I'll round-off my reply with this quote:
“You never change things by fighting the existing reality. To change something, build a new model that makes the existing model obsolete.”
– Buckminster Fuller
https://www.justice.gov/opa/pr/justice-department-sues-monop...
The only thing that would have a chance is if Apple developed a search engine and used it as the default instead of using Google. People are busy/ignorant and do not care and will eat whatever search results they are given.
But this might be a risk to Apple based on how many people use Gmail on their Apple phones.
It is not about quality anymore, it is only about market domination. The only thing that will bring about new search engines will be anti-trust legislation.
Google search itself is irreducible, at least in any productive way.
You can know there is a problem without knowing how to fix it. That should not stop you from talking about the problem.
Returning blue links is a thing of the past, as the Web of yesterday is long gone. Blue links always were about surfing i.e. following hyperlinks just for the sake of it since the main premise was most of them were of high quality and quickly proliferating.

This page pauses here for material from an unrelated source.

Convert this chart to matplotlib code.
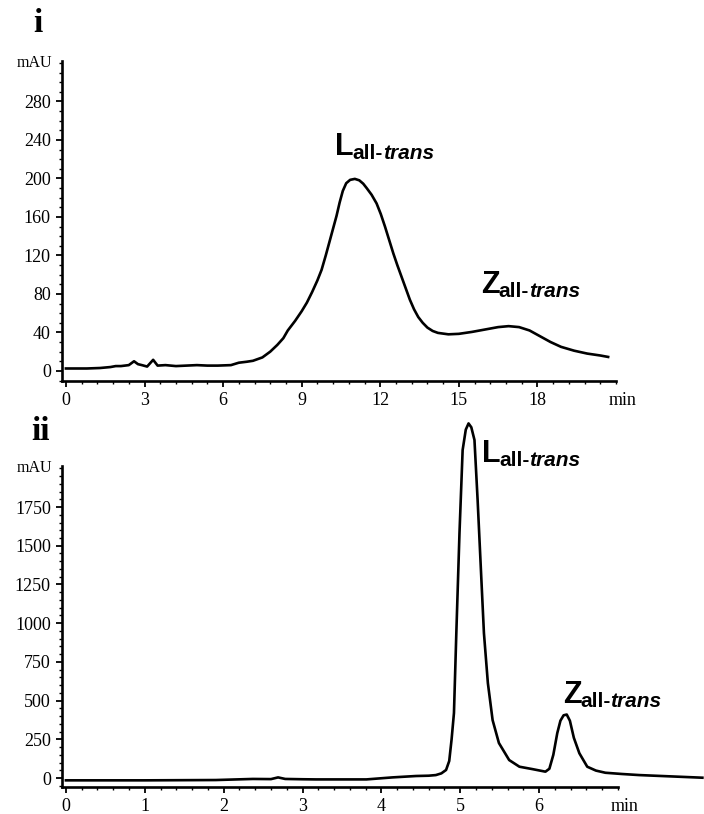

All that is gone now and the links are a promotional thing how to get paid in one way or another. This is why Google results have been deteriorating, regardless of tens of trillions of archived pages on the Web. Google has lost the principal ranking signal years ago.
The next huge scale smart information system will be based on dense vectors (a few hundred dimensions) such as in AI but the key will be much bigger scale, of (tens of) billions of vectors. Contemporary AI works won datasets 4-5 orders of magnitude smaller, getting bogged down in gigantic transformer models such as GPT-3 with 175B+ parameters that take weeks and millions of dollars just to train. One might wonder what is innate knowledge of such a huge model, and it is not much as one can see for themselves as GPT-3 is now open (until Apr 1).
The future will be based on embeddings that are NOT contextualized i.e. no separate vectors for different senses in superpositions. Such systems will not be based on ads nor tracking as the resources required will be orders of magnitude less than what is currently required at Google.
If you're willing to pay for search there is an alternative emerging: Kagi. It's not a Google competitor, though. It's a niche product for people (like me) who are willing to pay a significant amount of money for access to a search engine whose creators make money by providing value to their users rather than by providing their users to advertisers.
IMO Kagi can only appeal to people who care about search enough to pay and don’t search enough to make it too expensive, which is probably a contradiction.
> We plan to offer entry level plans for as low as $10/month, *unlimited plan at around $20-$30/mo" as well as have bundles (to include Kagi email and other services), organization/team plans, family plans and annual payment discounts available.
I don't know where you're getting 5c per search from, but that unlimited plan would cap it at something I could live with and I doubt I'll need it.
I said a single search 'can cost' 5 cents, but in reality it depends on the search and how many filters you apply.
You can view the cost of your searches on your account. Each 'user search' can be multiple 'charged searches', which is why the cost can be >5c for some searches (e.g. if you search Dog, then click images and size -> large this is 3 searches charged to your account not one, and if you click through various options to refine your image search each click is chargable for instance).
If you click on the top result, find out it's not what you wanted so hit back, then click on the second result, this is charged as two searches if your browser prompts a reload - which depends on the page you visit (even though I would class it as a single search).
If you have a better business model, that does not involve building yet another ad-supported search engine, we are all ears!
I don't think most users would think this was 3 distinct searches, if it's just going through the steps you are required to take to get the single search you want.
I realize I am a sample size of one, but I run this exercise about twice a year, and sadly always go back to Google.